Nach dem »Sputnikschock« des Jahres 1957 war es der damaligen Sowjetunion erneut geglückt, ihre Vorherrschaft in der Raumfahrt zu beweisen. Zugleich hatte die Sowjetunion auch gezeigt, dass man die Atmosphäre der Erde verlassen und lebendig wieder zur Erde zurückkehren konnte. Gagarins Flug, ein sehr konkretes Ereignis also, aus dem sich sowohl eine Bedrohung als auch Erkenntnisse ergaben, war es dann auch, was den Anlass dafür gab, dass Kennedy seinen Vizepräsidenten Lyndon B. Johnson umgehend damit beauftragte, bei der NASA Informationen über Möglichkeiten und Chancen einzuholen, wie man der damaligen Sowjetunion ihre Führungsposition im Weltall abjagen könnte. Konkret fragte Kennedy nach Möglichkeiten des »leapfrogging«, um die Sowjetunion einzuholen, quasi mit einem ›riesigen Bocksprung‹ die eigentlich in einem Entwicklungsprozess immer geduldig nacheinander zu nehmenden Stufen auszulassen bzw. zu überspringen. Erst als Kennedy die Bedingungen für solch einen Sprung eingehend geprüft hatte, und erst nachdem Alan Shepard am 5. Mai 1961 als zweiter Mensch ins Weltall geflogen war, wandte Kennedy sich an den Kongress. »Our eagerness to share its meaning is not governed by the efforts of others. We go into space because whatever mankind must undertake, free men must fully share.«2 Raum, sich in Utopien zu verrennen, war in diesem (inflationsbereinigt) 283 Milliarden Dollar teuren Projekt nicht vorgesehen.

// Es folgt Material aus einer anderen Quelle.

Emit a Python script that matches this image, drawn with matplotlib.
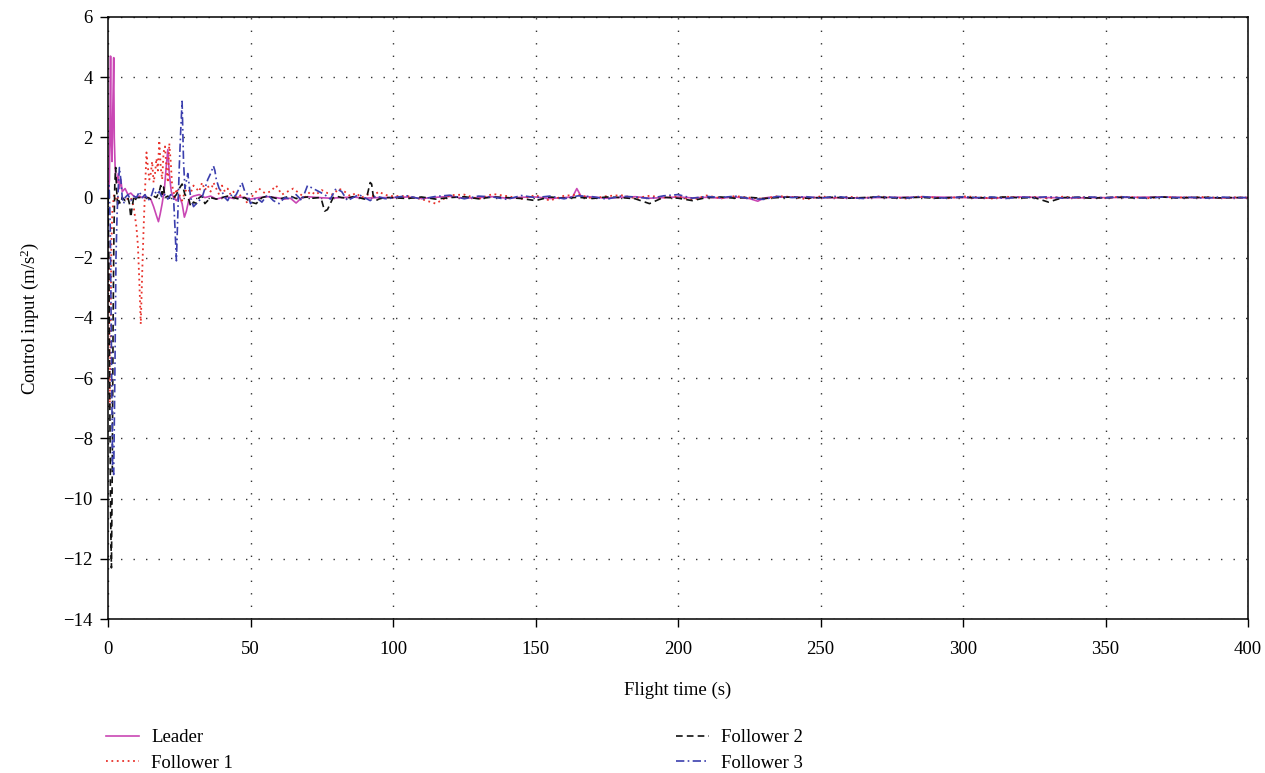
import matplotlib
matplotlib.use("Agg")
import matplotlib.pyplot as plt

plt.rcParams['font.family'] = ['Liberation Serif', 'DejaVu Serif']
plt.rcParams['mathtext.fontset'] = 'custom'
plt.rcParams['mathtext.rm'] = 'Liberation Serif'
plt.rcParams['mathtext.it'] = 'Liberation Serif:italic'

# ---------------- data ----------------
late_t = [100, 105, 110, 115, 120, 125, 130, 135, 140, 145, 150, 155, 160, 165, 170,
          175, 180, 185, 190, 195, 200, 205, 210, 215, 220, 225, 230, 235, 240, 245,
          250, 255, 260, 265, 270, 275, 280, 285, 290, 295, 300, 305, 310, 315, 320,
          325, 330, 335, 340, 345, 350, 355, 360, 365, 370, 375, 380, 385, 390, 395, 400]

leader_t = [0, 0.5, 0.9, 1.1, 1.4, 1.7, 2.0, 2.2, 2.5, 2.8, 3.2, 3.6, 4.0, 4.5, 5, 6, 7, 8,
            9, 10, 11, 12, 13, 14, 15, 16, 17, 17.7, 18.3, 19, 19.8, 20.5, 21.0, 21.5, 22.2,
            23, 24, 25, 26, 26.8, 27.5, 28.3, 29, 30, 32, 34, 36, 38, 40, 42, 44, 46, 48,
            50, 53, 56, 59, 62, 64, 66, 68, 70, 74, 78, 82, 86, 90, 95,
            100, 105, 110, 115, 120, 125, 130, 135, 140, 145, 150, 155, 160, 163, 164.5, 166,
            170, 175, 180, 185, 190, 195, 200, 205, 210, 215, 220, 225, 228, 230, 232, 240,
            250, 260, 270, 280, 290, 300, 310, 320, 330, 340, 350, 360, 370, 380, 390, 400]
leader_v = [0, 0.6, 4.7, 2.0, 1.2, 3.0, 4.65, 2.0, 1.0, 0.6, 0.5, 0.8, 0.3, 0.6, 0.2, 0.3,
            0.1, 0.15, 0.05, 0.0, 0.05, 0.0, 0.02, 0.0, -0.05, -0.3, -0.6, -0.8, -0.55, -0.2,
            0.3, 1.1, 1.6, 0.8, 0.2, 0.0, -0.1, 0.05, -0.2, -0.65, -0.45, -0.1, 0.0, 0.05,
            0.1, 0.0, 0.05, -0.05, 0.0, 0.02, -0.03, 0.02, 0.0, -0.05, 0.0, 0.03, 0.0, -0.05,
            -0.02, -0.18, 0.0, 0.03, 0.0, -0.02, 0.0, 0.02, -0.02, 0.0,
            0.0, 0.02, -0.03, 0.01, 0.04, -0.02, 0.0, 0.03, -0.02, 0.01, 0.02, -0.03, 0.0,
            0.02, 0.3, 0.04, 0.02, -0.02, 0.01, 0.03, -0.02, 0.0, 0.02, -0.01, 0.01, -0.02,
            0.02, -0.03, -0.12, -0.02, 0.01, 0.02, 0.0, -0.01, 0.0, 0.01, 0.02, 0.0, -0.02,
            0.02, 0.0, -0.01, 0.0, 0.01, 0.02, 0.0, -0.01, 0.0]

f1_t = [0, 0.3, 0.6, 0.9, 1.2, 1.5, 1.8, 2.1, 2.5, 3.0, 3.5, 4, 5, 6, 7, 8, 9, 10, 10.5,
        11, 11.5, 12, 12.5, 13, 13.5, 14, 14.5, 15, 15.5, 16, 16.5, 17, 17.5, 18, 18.5, 19,
        19.5, 20, 20.5, 21, 21.5, 22, 22.5, 23, 23.5, 24, 25, 26, 27, 28, 29, 30, 31, 32,
        33, 34, 35, 36, 37, 38, 39, 40, 41, 42, 43, 44, 45, 47, 49, 51, 53, 55, 57, 59, 61,
        63, 65, 67, 69, 71, 73, 75, 77, 79, 81, 83, 85, 87, 89, 91, 93, 95, 97, 99] + late_t[1:]
f1_v = [0, -3.0, -7.0, -4.5, -1.5, -0.5, -0.2, 0.1, 0.0, -0.1, 0.0, 0.05, 0.0, 0.0, -0.05,
        0.0, -0.3, -1.0, -1.6, -2.8, -4.2, -2.5, -1.0, 0.3, 1.5, 1.0, 0.6, 0.8, 1.2, 0.5, 0.8,
        1.3, 0.9, 1.9, 1.0, 0.6, 1.5, 1.7, 1.0, 0.5, 1.8, 1.2, 0.4, 0.2, 0.0, 0.3, 0.1, -0.1,
        0.2, 0.3, 0.15, 0.4, 0.3, 0.2, 0.5, 0.25, 0.4, 0.2, 0.5, 0.3, 0.1, 0.4, 0.2, 0.3, 0.1,
        0.2, 0.0, 0.1, -0.2, 0.1, 0.3, 0.15, 0.2, 0.4, 0.1, 0.2, 0.3, 0.15, 0.0, 0.2, 0.1,
        0.25, 0.15, 0.1, 0.3, 0.2, 0.05, 0.15, 0.0, 0.1, 0.05, 0.2, 0.1, 0.05,
        0.05, -0.05, -0.2, 0.08, 0.1, -0.05, 0.12, 0.05, -0.04, 0.08, -0.1, 0.06, 0.1,
        -0.03, 0.05, 0.08, -0.02, 0.06, 0.0, 0.04, -0.08, 0.07, -0.02, 0.05, 0.0, -0.04,
        0.05, 0.02, -0.05, 0.04, 0.0, 0.03, -0.02, 0.04, 0.01, -0.03, 0.03, 0.0, -0.02,
        0.04, 0.02, -0.03, 0.03, 0.0, 0.02, -0.02, 0.03, 0.0, 0.02, -0.02, 0.03, 0.01,
        -0.02, 0.02, 0.0, 0.01, 0.02, -0.01, 0.01, 0.0]

f2_t = [0, 0.3, 0.6, 0.9, 1.2, 1.5, 1.8, 2.1, 2.4, 2.7, 3.0, 3.4, 3.8, 4.3, 5, 6, 7, 7.5, 8,
        8.5, 9, 9.5, 10, 11, 12, 13, 14, 15, 16, 17, 18, 18.5, 19, 19.5, 20, 21, 22, 23, 24,
        25, 26, 27, 28, 28.5, 29, 30, 31, 32, 33, 34, 35, 36, 38, 40, 42, 44, 46, 48, 50,
        52, 54, 56, 58, 60, 62, 64, 66, 68, 70, 72, 74, 75, 76, 77, 78, 79, 80, 82, 84, 86,
        88, 90, 91, 92, 92.5, 93, 94, 95, 97, 99] + late_t[1:]
f2_v = [0, -2.0, -6.0, -10.5, -12.3, -9.0, -4.0, -1.0, 0.5, 1.0, 0.3, -0.3, -0.1, -0.2, 0.0,
        -0.1, 0.0, -0.2, -0.65, -0.3, 0.0, -0.1, 0.0, 0.0, 0.02, 0.0, 0.0, -0.05, 0.05, 0.0,
        0.2, 0.4, 0.1, 0.35, 0.0, 0.05, -0.05, 0.0, 0.1, 0.3, 0.45, 0.1, 0.0, -0.1, -0.3,
        -0.15, -0.2, 0.0, 0.05, -0.2, -0.1, 0.0, -0.05, 0.0, 0.05, 0.0, -0.05, 0.0, -0.15,
        -0.2, 0.0, 0.05, 0.0, -0.05, 0.0, 0.05, -0.03, 0.0, 0.02, -0.02, 0.0, -0.1, -0.45,
        -0.4, -0.2, 0.0, 0.05, 0.0, -0.02, 0.03, 0.0, -0.05, 0.1, 0.5, 0.45, 0.1, -0.1, -0.05,
        0.0, 0.0,
        -0.03, 0.02, -0.05, 0.0, 0.03, -0.04, 0.02, 0.0, -0.03, -0.1, 0.02, -0.02, 0.01,
        -0.03, 0.02, 0.0, -0.04, -0.2, 0.01, -0.02, -0.1, 0.0, 0.02, -0.02, 0.01, -0.03,
        0.0, 0.02, -0.02, 0.0, 0.01, -0.02, 0.0, 0.02, -0.01, 0.0, 0.01, -0.02, 0.0, 0.01,
        -0.01, 0.0, 0.02, -0.01, 0.0, -0.15, 0.0, 0.01, -0.02, 0.0, 0.01, -0.01, 0.0, 0.02,
        -0.01, 0.0, 0.01, -0.01, 0.0, 0.0]

f3_t = [0, 0.4, 0.8, 1.2, 1.6, 2.0, 2.4, 2.8, 3.2, 3.6, 4.0, 4.5, 5, 5.5, 6, 7, 8, 9, 10, 11,
        12, 13, 14, 15, 16, 17, 18, 19, 20, 21, 22, 23, 23.5, 24, 24.5, 25, 25.5, 26, 26.5,
        27, 28, 29, 30, 31, 32, 33, 34, 35, 36, 37, 37.5, 38, 39, 40, 41, 42, 43, 44, 45,
        46, 47, 48, 49, 50, 52, 54, 56, 58, 60, 62, 64, 66, 68, 70, 72, 74, 76, 78, 80, 82,
        84, 86, 88, 90, 92, 94, 96, 98] + late_t
f3_v = [0, 0.4, -1.0, -5.0, -9.0, -9.2, -6.0, -2.0, -0.5, 0.3, 1.0, 0.6, 0.0, -0.2, 0.0,
        0.1, -0.1, 0.05, 0.0, 0.2, 0.0, 0.1, -0.1, 0.0, 0.3, 0.1, 0.2, 0.0, 0.1, -0.05, 0.1,
        0.0, -1.0, -2.1, -0.5, 1.0, 2.2, 3.2, 1.2, 0.3, 0.8, 0.0, -0.3, -0.2, -0.1, 0.0, 0.3,
        0.6, 0.8, 1.05, 0.9, 0.6, 0.3, 0.2, 0.0, -0.1, 0.1, 0.0, 0.1, 0.3, 0.5, 0.2, 0.1,
        -0.2, 0.0, -0.15, 0.1, -0.1, -0.2, 0.0, -0.05, 0.1, -0.1, 0.4, 0.3, 0.2, 0.1, -0.05,
        0.3, 0.2, -0.1, 0.0, 0.1, 0.0, -0.1, 0.05, 0.0, -0.05,
        0.0, 0.06, -0.05, 0.04, 0.08, -0.04, 0.05, 0.02, -0.06, 0.07, 0.0, 0.05, -0.04,
        0.06, 0.03, -0.05, 0.05, 0.02, -0.03, 0.06, 0.1, -0.02, 0.04, 0.0, 0.05, -0.03,
        -0.06, 0.04, 0.0, 0.03, -0.02, 0.04, 0.0, -0.03, 0.03, 0.01, -0.02, 0.04, 0.0,
        -0.02, 0.03, 0.0, 0.02, -0.03, 0.02, 0.0, 0.03, -0.02, 0.01, 0.02, -0.01, 0.03,
        0.0, -0.02, 0.02, 0.0, 0.01, -0.02, 0.02, 0.0, 0.0]

series_labels = ["Leader", "Follower 1", "Follower 2", "Follower 3"]
x_ticks = [0, 50, 100, 150, 200, 250, 300, 350, 400]
y_ticks = [-14, -12, -10, -8, -6, -4, -2, 0, 2, 4, 6]

FS = 13.5

# ---------------- figure ----------------
fig = plt.figure(figsize=(12.65, 7.73), dpi=100)
ax = fig.add_axes([108 / 1265, 1 - 619 / 773, (1248 - 108) / 1265, (619 - 17) / 773])

l0, = ax.plot(leader_t, leader_v, color='#c947b4', lw=1.2, ls='-')
l1, = ax.plot(f1_t, f1_v, color='#e8322b', lw=1.3, ls=(0, (1, 2.0)))
l2, = ax.plot(f2_t, f2_v, color='#111111', lw=1.2, ls=(0, (4, 2.5)))
l3, = ax.plot(f3_t, f3_v, color='#3b3fae', lw=1.2, ls=(0, (5, 2, 1, 2)))

ax.set_xlim(0, 400)
ax.set_ylim(-14, 6)
ax.set_xticks(x_ticks)
ax.set_yticks(y_ticks)
ax.set_yticklabels([str(v).replace('-', '\u2212') for v in y_ticks])
ax.grid(True, color='#333333', lw=1.0, ls=(0, (1, 8)))
ax.tick_params(direction='out', length=6, width=1, labelsize=FS)
ax.tick_params(axis='x', pad=10)
ax.tick_params(axis='y', pad=5)
for sp in ax.spines.values():
    sp.set_linewidth(1.1)

ax.set_xlabel("Flight time (s)", fontsize=FS, labelpad=17)
ax.set_ylabel("Control input (m/s$^2$)", fontsize=FS, labelpad=16)

fig.legend([l0, l1, l2, l3], series_labels, ncol=2, loc='upper left',
           bbox_to_anchor=(106 / 1265, 1 - 729 / 773), frameon=False, fontsize=FS,
           handlelength=1.75, columnspacing=23.65, labelspacing=0.45, handletextpad=0.65,
           borderpad=0, borderaxespad=0)

fig.savefig("out.png", dpi=100)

Die Recommendations for our National Space Program: Changes, Policies, Goals, verfasst vom NASA-Administrator James E. Webb und dem damaligen US-Verteidigungsminister Robert McNamara, die Vizepräsident Johnson am 8. Mai 1961 vorgelegt wurden, enden mit den Sätzen:
Finally, even if the Soviets get there first, as they may, and as some think they will, it is better for us to get there second than not at all. In any event, we will have mastered the technology. If we fail to accept this challenge it may be interpreted as a lack of national vigor and capacity to respond.3
Wenn man das wirklich zu verstehen sucht und idealerweise auch beherzigt, wäre auf manch einer Führungskräftetagung viel erreicht.